While 2009 saw some positive signs for the state of the Treaty of Waitangi relationship, it is difficult to see the Government’s refusal to create Māori seats on the new Auckland ‘super-city’ council as anything but detrimental to the Treaty partnership.
The Royal Commission on Auckland Governance had recommended that three seats on the new Auckland Council be set aside for Māori. Two of these seats, the Commission recommended, should be set aside for general representation of Māori in Auckland and one seat should be set aside for a representative of mana whenua (tribal groups who traditionally held local authority in the area). The Commission took the view that, while the two general seats should be elected by those who choose to vote on the Māori electoral roll, the mana whenua seat should be appointed by a pan-tribal leadership group in accordance with a formalised process to be developed by mana whenua tribes themselves. The Commission explicitly states that the primary objective of these recommendations is to give effect to obligations under the Treaty of Waitangi.

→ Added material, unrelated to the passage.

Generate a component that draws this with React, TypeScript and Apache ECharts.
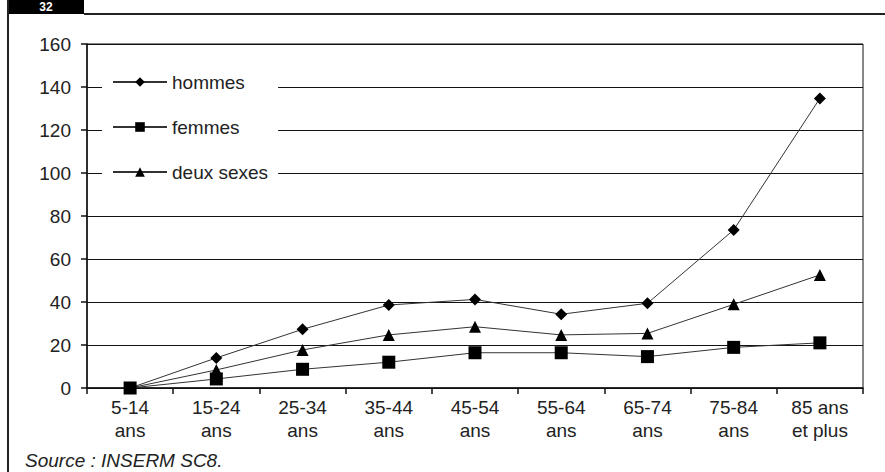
import React, { useEffect, useRef } from "react";
import * as echarts from "echarts";

const categories = [
  "5-14\nans",
  "15-24\nans",
  "25-34\nans",
  "35-44\nans",
  "45-54\nans",
  "55-64\nans",
  "65-74\nans",
  "75-84\nans",
  "85 ans\net plus",
];
const hommes = [0, 14, 27.3, 38.6, 41.2, 34.3, 39.4, 73.5, 134.7];
const femmes = [0, 4.2, 8.7, 12, 16.4, 16.4, 14.6, 18.9, 21];
const deuxSexes = [0, 8.4, 17.7, 24.7, 28.5, 24.7, 25.4, 38.9, 52.6];
const yTicks = { min: 0, max: 160, interval: 20 };
const seriesNames = ["hommes", "femmes", "deux sexes"];
const sourceText = "Source : INSERM SC8.";
const tabLabel = "32";

const FONT = "'Liberation Sans', Arial, sans-serif";

export default function App() {
  const ref = useRef<HTMLDivElement>(null);
  useEffect(() => {
    if (!ref.current) return;
    const chart = echarts.init(ref.current, undefined, { renderer: "svg" });
    const lineStyle = { color: "#333", width: 1 };
    const itemStyle = { color: "#000", borderColor: "#000", borderWidth: 0 };
    chart.setOption({
      animation: false,
      backgroundColor: "#fff",
      textStyle: { fontFamily: FONT },
      grid: {
        left: 87,
        right: 22,
        top: 44,
        bottom: 84,
        show: true,
        borderColor: "#111",
        borderWidth: 1,
        backgroundColor: "transparent",
      },
      legend: {
        orient: "vertical",
        left: 102,
        top: 64,
        padding: [8, 10, 8, 10],
        backgroundColor: "#fff",
        itemWidth: 54,
        itemHeight: 12,
        itemGap: 25,
        textStyle: { fontSize: 19, color: "#222", fontFamily: FONT, lineHeight: 20 },
        data: seriesNames,
      },
      xAxis: {
        type: "category",
        data: categories,
        boundaryGap: true,
        axisLine: { lineStyle: { color: "#111", width: 1.5 } },
        axisTick: { show: true, length: 6, lineStyle: { color: "#111", width: 1.5 } },
        axisLabel: {
          fontSize: 19,
          color: "#222",
          lineHeight: 23,
          margin: 8,
          interval: 0,
          fontFamily: FONT,
        },
        splitLine: { show: false },
      },
      yAxis: {
        type: "value",
        min: yTicks.min,
        max: yTicks.max,
        interval: yTicks.interval,
        axisLine: { show: true, lineStyle: { color: "#111", width: 1.5 } },
        axisTick: { show: true, length: 6, lineStyle: { color: "#111", width: 1.5 } },
        axisLabel: { fontSize: 19, color: "#222", margin: 16, fontFamily: FONT },
        splitLine: { show: true, lineStyle: { color: "#111", width: 1.2 } },
      },
      graphic: [
        {
          type: "rect",
          shape: { x: 7, y: 0, width: 77, height: 14 },
          style: { fill: "#000" },
          z: 10,
        },
        {
          type: "text",
          x: 46,
          y: 1,
          style: {
            text: tabLabel,
            fill: "#fff",
            fontSize: 12,
            fontWeight: "bold",
            fontFamily: FONT,
            align: "center",
            verticalAlign: "top",
          },
          z: 11,
        },
        {
          type: "line",
          shape: { x1: 84, y1: 14, x2: 885, y2: 14 },
          style: { stroke: "#222", lineWidth: 2 },
          z: 10,
        },
        {
          type: "line",
          shape: { x1: 8, y1: 0, x2: 8, y2: 472 },
          style: { stroke: "#222", lineWidth: 2 },
          z: 10,
        },
        {
          type: "text",
          x: 25,
          y: 451,
          style: {
            text: sourceText,
            fill: "#222",
            fontSize: 19,
            fontStyle: "italic",
            fontFamily: FONT,
          },
          z: 10,
        },
      ],
      series: [
        {
          name: seriesNames[0],
          type: "line",
          data: hommes,
          symbol: "diamond",
          symbolSize: 12,
          lineStyle,
          itemStyle,
          z: 5,
        },
        {
          name: seriesNames[1],
          type: "line",
          data: femmes,
          symbol: "rect",
          symbolSize: 13,
          lineStyle,
          itemStyle,
          z: 5,
        },
        {
          name: seriesNames[2],
          type: "line",
          data: deuxSexes,
          symbol: "triangle",
          symbolSize: 12,
          lineStyle,
          itemStyle,
          z: 5,
        },
      ],
    });
    return () => chart.dispose();
  }, []);
  return (
    <div
      ref={ref}
      style={{ position: "fixed", left: 0, top: 0, width: 885, height: 472 }}
    />
  );
}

Despite a large number of submission advocating Māori representation on the new council, the Select Committee Report on the Local Government (Auckland Council) Bill recommended that no seats on the council be specifically set aside for Māori representation. Labour, the Green Party, and the Māori Party each expressed minority views within the Select Committee report. Each of those minority views supported the Royal Commission’s finding that there should be provision for Māori representation on the new Council. The Government majority on the Select Committee decided that, because the Local Government Act 2002 provides a process by which local councils can establish Māori seats, this was a matter best left to the new Auckland Council to address. Furthermore, they contended that Māori representation was not an issue that was specific to Auckland and, therefore, should not be dealt with in an Auckland-specific piece of legislation. The majority report did not even address the Treaty obligations raised in the Royal Commission’s report.
As some commentators have pointed out, it is difficult to see how the Government’s decision to not provide for specific Māori representation as part of these hugely significant reforms can be consistent with the principles of the Treaty. When this decision is taken in the face of the Royal Commission’s recommendations to the contrary, and numerous submissions and significant protest action opposing the Government’s decision, this must be damaging to the Treaty partnership.
In 1994, the Waitangi Tribunal found, albeit in the rather more fundamental context of Parliamentary representation, that:
The Maori seats have come to be regarded by many Maori as the principal expression of their constitutional position in New Zealand. They have been seen by Maori as an exercise, be it a limited one, of their tino rangatiratanga guaranteed to them under the Treaty of Waitangi.
Although that statement related to the Māori seats in Parliament, it is no great stretch to understand that Māori representation on the new Auckland Council is an issue that is also bound up with the Treaty partnership. The Royal Commission recognised that. Yet, without offering any argument to the contrary, the Government refuses to do so.